As well, you will never have to worry about running out of ammo or health because the maps are littered with powerups ? and if you use the Crucifier or the Purger crossbow and remember to pick up your expended ammo, you'll never need to look for powerups in the first place. To replenish your health, you drink from your blessed water flask that can be continuously refilled at any sink or water cooler. If you lose health, just run back to the nearest source of water, refill and you're back to 100%. In Hell things are a bit more difficult since there are no sinks or coolers, but water bottles are scattered throughout the levels in strategic locations ? so unless you've really screwed up, you should be able to finish each level with plenty of health left over.

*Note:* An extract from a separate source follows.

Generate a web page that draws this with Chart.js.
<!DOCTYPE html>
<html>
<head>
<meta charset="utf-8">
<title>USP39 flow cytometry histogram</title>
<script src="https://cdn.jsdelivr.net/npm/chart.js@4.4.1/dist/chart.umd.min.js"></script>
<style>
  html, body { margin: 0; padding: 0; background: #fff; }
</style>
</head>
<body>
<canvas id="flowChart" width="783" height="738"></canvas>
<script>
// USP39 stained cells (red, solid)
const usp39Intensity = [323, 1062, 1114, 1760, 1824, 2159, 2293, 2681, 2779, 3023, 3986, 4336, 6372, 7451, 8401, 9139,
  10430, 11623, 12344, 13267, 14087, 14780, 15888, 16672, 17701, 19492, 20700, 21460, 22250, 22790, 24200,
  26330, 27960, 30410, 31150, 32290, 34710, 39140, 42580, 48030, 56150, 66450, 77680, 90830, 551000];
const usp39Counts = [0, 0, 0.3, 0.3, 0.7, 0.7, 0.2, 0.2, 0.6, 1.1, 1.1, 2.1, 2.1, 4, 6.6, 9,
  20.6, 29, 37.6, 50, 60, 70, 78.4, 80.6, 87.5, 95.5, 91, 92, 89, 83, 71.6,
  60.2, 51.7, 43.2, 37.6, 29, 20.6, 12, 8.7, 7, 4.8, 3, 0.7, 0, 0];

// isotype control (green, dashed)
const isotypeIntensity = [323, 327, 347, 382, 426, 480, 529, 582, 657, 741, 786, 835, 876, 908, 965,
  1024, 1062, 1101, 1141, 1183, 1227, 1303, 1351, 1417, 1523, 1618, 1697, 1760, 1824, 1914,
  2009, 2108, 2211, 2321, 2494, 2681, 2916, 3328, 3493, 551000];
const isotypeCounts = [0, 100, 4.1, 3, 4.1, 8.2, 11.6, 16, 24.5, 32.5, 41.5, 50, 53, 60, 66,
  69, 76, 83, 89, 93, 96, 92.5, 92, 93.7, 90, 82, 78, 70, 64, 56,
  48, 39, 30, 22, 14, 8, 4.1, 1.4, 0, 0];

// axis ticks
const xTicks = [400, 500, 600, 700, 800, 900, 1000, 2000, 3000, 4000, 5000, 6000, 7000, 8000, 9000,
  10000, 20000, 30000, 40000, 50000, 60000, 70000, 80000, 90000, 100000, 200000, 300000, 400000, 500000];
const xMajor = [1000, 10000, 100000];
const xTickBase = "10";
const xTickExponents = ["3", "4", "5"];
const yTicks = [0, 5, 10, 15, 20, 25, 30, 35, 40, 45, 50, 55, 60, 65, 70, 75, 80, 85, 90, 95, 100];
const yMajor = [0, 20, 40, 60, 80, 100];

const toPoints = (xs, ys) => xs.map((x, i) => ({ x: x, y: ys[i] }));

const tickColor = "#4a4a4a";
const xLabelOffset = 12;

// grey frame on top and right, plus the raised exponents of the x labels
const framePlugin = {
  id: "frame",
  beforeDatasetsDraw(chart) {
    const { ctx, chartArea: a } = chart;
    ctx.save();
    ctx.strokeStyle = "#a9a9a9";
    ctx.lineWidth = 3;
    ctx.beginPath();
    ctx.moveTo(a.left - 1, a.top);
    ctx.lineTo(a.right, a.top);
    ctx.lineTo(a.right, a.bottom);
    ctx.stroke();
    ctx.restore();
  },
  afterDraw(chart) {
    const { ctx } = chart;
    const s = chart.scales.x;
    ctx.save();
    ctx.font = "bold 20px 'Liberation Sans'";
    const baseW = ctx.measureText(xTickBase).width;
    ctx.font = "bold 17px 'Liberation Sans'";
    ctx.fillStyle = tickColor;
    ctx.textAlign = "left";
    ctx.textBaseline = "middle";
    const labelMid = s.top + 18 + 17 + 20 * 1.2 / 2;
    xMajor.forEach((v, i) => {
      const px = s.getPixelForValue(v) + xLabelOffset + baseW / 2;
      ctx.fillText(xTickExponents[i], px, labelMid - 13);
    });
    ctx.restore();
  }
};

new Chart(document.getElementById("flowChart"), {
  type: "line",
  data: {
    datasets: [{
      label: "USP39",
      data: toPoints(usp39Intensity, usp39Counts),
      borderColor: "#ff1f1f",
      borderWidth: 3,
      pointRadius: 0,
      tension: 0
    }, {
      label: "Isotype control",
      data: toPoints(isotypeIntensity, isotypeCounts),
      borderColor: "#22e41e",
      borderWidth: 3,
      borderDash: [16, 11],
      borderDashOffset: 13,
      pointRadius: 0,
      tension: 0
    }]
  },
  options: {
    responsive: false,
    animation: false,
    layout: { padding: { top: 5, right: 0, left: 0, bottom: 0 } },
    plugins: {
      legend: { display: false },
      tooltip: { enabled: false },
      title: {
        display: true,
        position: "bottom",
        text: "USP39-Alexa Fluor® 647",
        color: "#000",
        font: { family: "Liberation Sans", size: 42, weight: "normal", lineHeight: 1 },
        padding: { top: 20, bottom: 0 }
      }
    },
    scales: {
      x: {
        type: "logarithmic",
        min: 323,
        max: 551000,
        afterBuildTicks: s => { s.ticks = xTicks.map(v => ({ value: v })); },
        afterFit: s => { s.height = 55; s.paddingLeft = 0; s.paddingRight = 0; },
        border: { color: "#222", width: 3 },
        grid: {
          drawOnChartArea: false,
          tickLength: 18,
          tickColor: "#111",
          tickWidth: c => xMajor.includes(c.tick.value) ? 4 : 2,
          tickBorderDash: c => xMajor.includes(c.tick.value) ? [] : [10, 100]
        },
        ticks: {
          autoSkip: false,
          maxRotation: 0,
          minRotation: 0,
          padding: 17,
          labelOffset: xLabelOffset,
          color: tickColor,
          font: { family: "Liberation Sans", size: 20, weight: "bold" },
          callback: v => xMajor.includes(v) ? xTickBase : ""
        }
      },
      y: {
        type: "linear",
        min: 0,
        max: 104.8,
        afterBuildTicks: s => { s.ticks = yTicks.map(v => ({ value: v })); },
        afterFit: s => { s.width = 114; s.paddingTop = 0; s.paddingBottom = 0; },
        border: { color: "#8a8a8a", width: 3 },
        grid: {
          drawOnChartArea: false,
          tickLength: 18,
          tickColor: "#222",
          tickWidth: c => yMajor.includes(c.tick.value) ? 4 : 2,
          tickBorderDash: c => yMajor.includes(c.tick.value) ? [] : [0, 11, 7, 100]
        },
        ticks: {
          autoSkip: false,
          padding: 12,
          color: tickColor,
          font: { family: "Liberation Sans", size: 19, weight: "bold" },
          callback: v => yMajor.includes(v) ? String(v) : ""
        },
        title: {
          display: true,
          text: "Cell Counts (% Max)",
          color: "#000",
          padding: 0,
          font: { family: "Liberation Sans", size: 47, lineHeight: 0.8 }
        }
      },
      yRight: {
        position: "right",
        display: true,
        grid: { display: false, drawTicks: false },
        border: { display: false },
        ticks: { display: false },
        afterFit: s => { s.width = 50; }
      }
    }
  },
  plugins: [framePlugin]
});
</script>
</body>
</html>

The demons are appropriately scary looking but with a few exceptions, they all tend to look alike since they are derived from the same basic rotting corpse design. As a result, it feels like you're fighting the same demon all the time; in fact you do
fight one particular demon boss about half a dozen times, which gets really annoying. He's relatively easy to kill, but Constantine's sluggish speed usually means you will be unable to avoid his attacks and will have to retry several times. Even the main bosses at the end of the game are way too easy to kill.
To help add some variety and challenge to the game, the developers included puzzles you need to solve in order to advance. However, except for one particular puzzle that will really have you thinking, all of them are pretty darn easy as well. In many instances you can turn on your True Sight to find hints ? if you want to call something that basically tells you how to solve the puzzle a ?hint?. Games that are too difficult are frustrating, but games that are too easy are boring. Of course, of the two I would prefer the latter, but in either case you will not have a particularly enjoyable experience.
The developers also added bonus material that you can unlock by finding special tarot cards scattered throughout the maps. Besides the ubiquitous concept art, the bonus material includes comic book covers, video storyboards, the rendered game videos, and even a complete Hellblazer comic book. Also included are video interviews with Tilda Swinton (Gabriel), Gavin Rossdale (Balthazar) and Max Baker (Beeman), the actors who reprise their roles from the movie. The movie's star didn't participate, so instead the developers used an actor who sounds like a dead ringer for Keanu Reeves, right down to his wooden acting style. In fact, he does such a good job it sounds like Keanu doing a parody of Keanu ? yet oddly enough, he still does a better acting job than the real thing. Whoa.
On the list of Annoying Things About This Game are a few hit detection problems; most demons use melee attacks and although it may look like you're out of their reach, they will still be able to hit you. Conversely, shots that appear to hit them dead on will sometimes not register. There is also no way to skip through the spell animations (which feel like they take forever) and skipping through video cutscenes is hit and miss. The music is appropriately creepy, but gets repetitive when you hear the exact same tune throughout the entire game.